Couleurs douces, musiques effacées
Petit Island ne cherche pas à impressionner par sa technique, mais à apaiser par son ambiance. La direction artistique privilégie la douceur, la lisibilité, la bienveillance. Le style visuel, inspiré de l’esthétique “low-poly pastel”, évoque des livres pour enfants illustrés : contours simples, formes rondes, textures douces.
Chaque zone de l’île possède une identité visuelle claire : le marché aux parasols colorés, la falaise balayée par le vent, les forêts aux feuillages rose tendre. Rien de réaliste. Tout est évocation. C’est une île de souvenirs, pas une carte postale. Et dans ce flou volontaire, le jeu trouve une forme de chaleur sincère.
Les animations sont minimalistes mais suffisantes : Lily se déplace avec fluidité, ses interactions sont basiques mais toujours claires. Aucun effet spectaculaire, aucune mise en scène grandiose. Seulement des gestes simples, précis, et une cohérence visuelle constante.
Mais c’est surtout dans l’usage de la lumière que le jeu impose sa patte : des lueurs douces à l’aube, des ombres longues au crépuscule, des reflets tremblants sur les plans d’eau. Ces transitions renforcent le caractère contemplatif de l’expérience, sans jamais distraire.
Côté sonore, Petit Island opte pour une bande originale discrète, presque effacée. Quelques nappes de guitare acoustique, des notes de piano, parfois un violon solitaire. Chaque thème accompagne l’exploration sans jamais prendre le dessus. La musique ici n’est pas un commentaire émotionnel. C’est une respiration.

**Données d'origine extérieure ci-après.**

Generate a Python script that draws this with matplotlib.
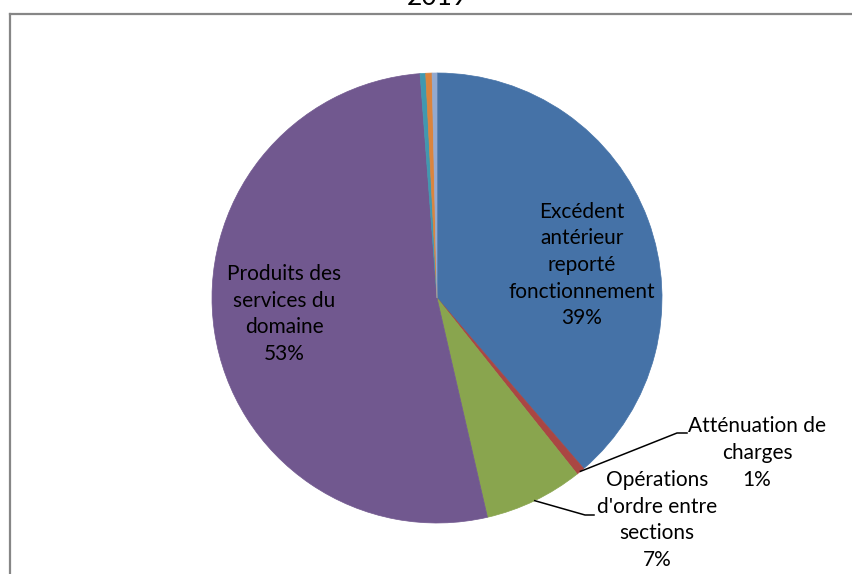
import matplotlib
matplotlib.use("Agg")
import matplotlib.pyplot as plt
import numpy as np
from matplotlib.lines import Line2D

# Data
categories = ["Excédent antérieur reporté fonctionnement", "Atténuation de charges",
              "Opérations d'ordre entre sections", "Produits des services du domaine",
              "Autre 1", "Autre 2", "Autre 3"]
values = [38.7, 0.6, 7.1, 52.4, 0.4, 0.45, 0.35]
colors = ["#4572A7", "#AA4643", "#89A54E", "#71588F", "#4198AF", "#DB843D", "#93A9CF"]
label_texts = ["Excédent\nantérieur\nreporté\nfonctionnement\n39%", "Atténuation de\ncharges\n1%",
               "Opérations\nd'ordre entre\nsections\n7%", "Produits des\nservices du\ndomaine\n53%",
               "", "", ""]
title = "2019"

W, H = 852, 574
cx, cy, R = 437, 298, 225
fig = plt.figure(figsize=(W/100, H/100), dpi=100)
ax = fig.add_axes([0, 0, 1, 1])

def px(x, y):
    return (x - cx)/R, (cy - y)/R

wedges, _ = ax.pie(values, colors=colors, startangle=90, counterclock=False,
                   radius=1.0, center=(0, 0), frame=True,
                   wedgeprops=dict(linewidth=0.5))
for w, c in zip(wedges, colors):
    w.set_edgecolor(c)
ax.set_xlim(-cx/R, (W-cx)/R)
ax.set_ylim(-(H-cy)/R, cy/R)
ax.set_aspect("equal")
ax.axis("off")

font = dict(family="Lato", fontsize=15, color="black", linespacing=1.42, ha="center", va="center")

# inside labels
ax.text(*px(582, 265), label_texts[0], **font)
ax.text(*px(284, 314), label_texts[3], **font)
# outside labels
ax.text(*px(757, 453), label_texts[1], **font)
ax.text(*px(657, 520), label_texts[2], **font)

def mid_point(w):
    ang = np.deg2rad((w.theta1 + w.theta2) / 2)
    return np.cos(ang), np.sin(ang)

# leader lines
x0, y0 = mid_point(wedges[1])
ax.add_line(Line2D([x0, px(677, 433)[0], px(687, 433)[0]],
                   [y0, px(677, 433)[1], px(687, 433)[1]], color="black", lw=1.1))
x0, y0 = mid_point(wedges[2])
ax.add_line(Line2D([x0, px(585, 515)[0], px(594, 515)[0]],
                   [y0, px(585, 515)[1], px(594, 515)[1]], color="black", lw=1.1))

# frame
fx, fy = 9.5, 13.5
ax.add_line(Line2D([px(fx, 0)[0], px(W + 5, 0)[0]], [px(0, fy)[1]]*2, color="#868686", lw=1.6))
ax.add_line(Line2D([px(fx, 0)[0]]*2, [px(0, fy)[1], px(0, H + 5)[1]], color="#868686", lw=1.6))

# title (cut off at the top edge, as in the reference)
fig.text(cx / W, 1 - 5 / H, title, family="Lato", fontsize=19, ha="center", va="baseline")

fig.savefig("out.png", dpi=100)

Les bruitages sont eux aussi d’une grande finesse : bruissements de feuillage, pas dans le sable, chuchotement du vent dans les branches. Rien n’est exagéré. Et surtout, aucun son n’est inutile. L’environnement sonore agit comme un fil invisible entre Lily et les souvenirs qu’elle traque.
Sur Nintendo Switch, aucun ralentissement noté. Le jeu tourne à 30fps constants, avec des temps de chargement quasi inexistants. Les textures sont parfois un peu floues en mode portable, mais cela ne nuit jamais à la lisibilité. C’est une proposition techniquement modeste, mais parfaitement adaptée à son support.